# [Short problem]
Starting at the first line of the data, print each line verbatim up to and including the line bearing "p.outline_line_color = None", omitting pictures.

-- START --

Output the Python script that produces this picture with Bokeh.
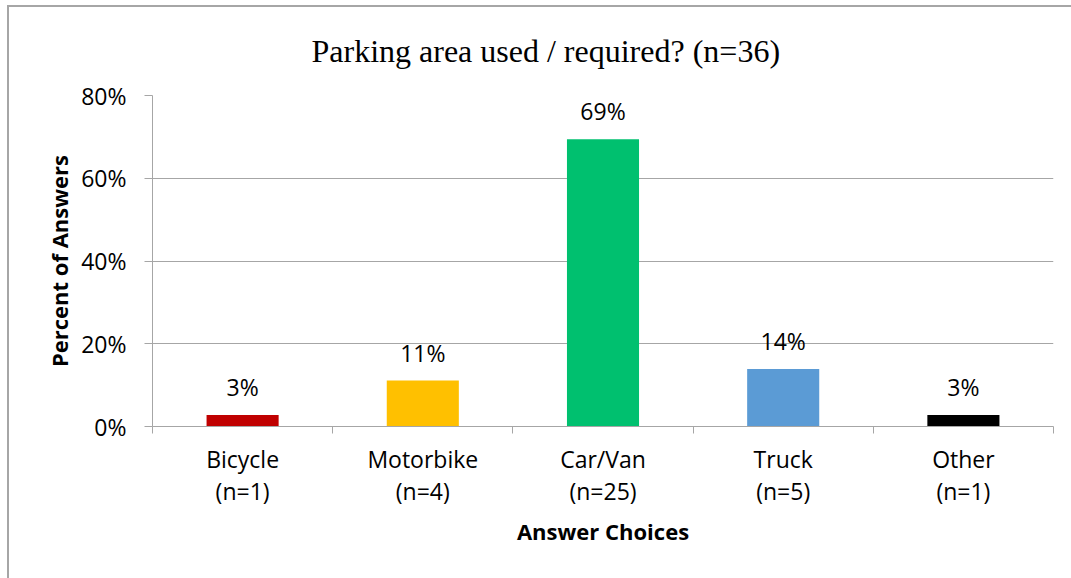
from bokeh.plotting import figure
from bokeh.models import Range1d, FixedTicker, PrintfTickFormatter, ColumnDataSource
from bokeh.core.properties import value
from bokeh.embed import file_html
from bokeh.resources import INLINE

# ---- data ----
categories = ["Bicycle", "Motorbike", "Car/Van", "Truck", "Other"]
counts = [1, 4, 25, 5, 1]
percents = [2.78, 11.11, 69.44, 13.89, 2.78]
colors = ["#C00000", "#FFC000", "#00C06F", "#5B9BD5", "#000000"]
y_ticks = [0, 20, 40, 60, 80]
title_text = "Parking area used / required? (n=36)"

x_centers = [i + 0.5 for i in range(len(categories))]
boundaries = list(range(len(categories) + 1))
labels = [f"{round(v)}%" for v in percents]

src = ColumnDataSource(dict(x=x_centers, pct=percents, color=colors, label=labels))

GRAY = "#A6A6A6"
FONT = "Open Sans"
FS = "23px"

p = figure(width=1071, height=578,
           x_range=Range1d(0, len(categories)), y_range=Range1d(0, 80),
           output_backend="svg", toolbar_location=None,
           min_border_left=152, min_border_right=18,
           min_border_top=95, min_border_bottom=152)
p.border_fill_color = None
p.background_fill_color = "white"
p.styles = {
    "background": (f"linear-gradient({GRAY},{GRAY}) 7px 5px / 1064px 2px no-repeat, "
                   f"linear-gradient({GRAY},{GRAY}) 7px 5px / 2px 573px no-repeat, white")
}
p.outline_line_color = None

# title
p.title.text = title_text
p.title.text_font = "Liberation Serif"
p.title.text_font_size = "32px"
p.title.text_font_style = "normal"
p.title.text_color = "black"
p.title.align = "left"
p.title.offset = 159
p.title.standoff = 54

# bars
p.vbar(x="x", top="pct", width=0.4, fill_color="color", line_color=None, source=src)
p.text(x="x", y="pct", text="label", source=src, text_align="center",
       text_baseline="bottom", y_offset=-12, text_font=value(FONT),
       text_font_size=FS, text_color="black")

# y axis
yax = p.yaxis[0]
yax.ticker = FixedTicker(ticks=y_ticks)
yax.formatter = PrintfTickFormatter(format="%d%%")
yax.major_tick_in = 0
yax.major_tick_out = 8
yax.minor_tick_line_color = None
yax.axis_line_color = GRAY
yax.major_tick_line_color = GRAY
yax.major_label_text_font = FONT
yax.major_label_text_font_size = FS
yax.major_label_text_color = "black"
yax.major_label_standoff = 18
yax.axis_label = "Percent of Answers"
yax.axis_label_text_font = FONT
yax.axis_label_text_font_size = "22px"
yax.axis_label_text_font_style = "bold"
yax.axis_label_text_color = "black"
yax.axis_label_standoff = 4

# x axis
xax = p.xaxis[0]
xax.ticker = FixedTicker(ticks=x_centers, minor_ticks=boundaries)
xax.major_label_overrides = {x: f"{c}\n(n={n})" for x, c, n in zip(x_centers, categories, counts)}
xax.major_tick_in = 0
xax.major_tick_out = 0
xax.minor_tick_in = 0
xax.minor_tick_out = 7
xax.minor_tick_line_color = GRAY
xax.axis_line_color = GRAY
xax.major_label_text_font = FONT
xax.major_label_text_font_size = FS
xax.major_label_text_color = "black"
xax.major_label_text_line_height = 1.0
xax.major_label_standoff = 9
xax.axis_label = "Answer Choices"
xax.axis_label_text_font = FONT
xax.axis_label_text_font_size = "22px"
xax.axis_label_text_font_style = "bold"
xax.axis_label_text_color = "black"
xax.axis_label_standoff = 6

# grid
p.xgrid.visible = False
p.ygrid.ticker = FixedTicker(ticks=y_ticks)
p.ygrid.grid_line_color = GRAY

open("out.html", "w").write(file_html(p, INLINE))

-- END --

# [Task answer]
Output the Python script that produces this picture with Bokeh.
from bokeh.plotting import figure
from bokeh.models import Range1d, FixedTicker, PrintfTickFormatter, ColumnDataSource
from bokeh.core.properties import value
from bokeh.embed import file_html
from bokeh.resources import INLINE

# ---- data ----
categories = ["Bicycle", "Motorbike", "Car/Van", "Truck", "Other"]
counts = [1, 4, 25, 5, 1]
percents = [2.78, 11.11, 69.44, 13.89, 2.78]
colors = ["#C00000", "#FFC000", "#00C06F", "#5B9BD5", "#000000"]
y_ticks = [0, 20, 40, 60, 80]
title_text = "Parking area used / required? (n=36)"

x_centers = [i + 0.5 for i in range(len(categories))]
boundaries = list(range(len(categories) + 1))
labels = [f"{round(v)}%" for v in percents]

src = ColumnDataSource(dict(x=x_centers, pct=percents, color=colors, label=labels))

GRAY = "#A6A6A6"
FONT = "Open Sans"
FS = "23px"

p = figure(width=1071, height=578,
           x_range=Range1d(0, len(categories)), y_range=Range1d(0, 80),
           output_backend="svg", toolbar_location=None,
           min_border_left=152, min_border_right=18,
           min_border_top=95, min_border_bottom=152)
p.border_fill_color = None
p.background_fill_color = "white"
p.styles = {
    "background": (f"linear-gradient({GRAY},{GRAY}) 7px 5px / 1064px 2px no-repeat, "
                   f"linear-gradient({GRAY},{GRAY}) 7px 5px / 2px 573px no-repeat, white")
}
p.outline_line_color = None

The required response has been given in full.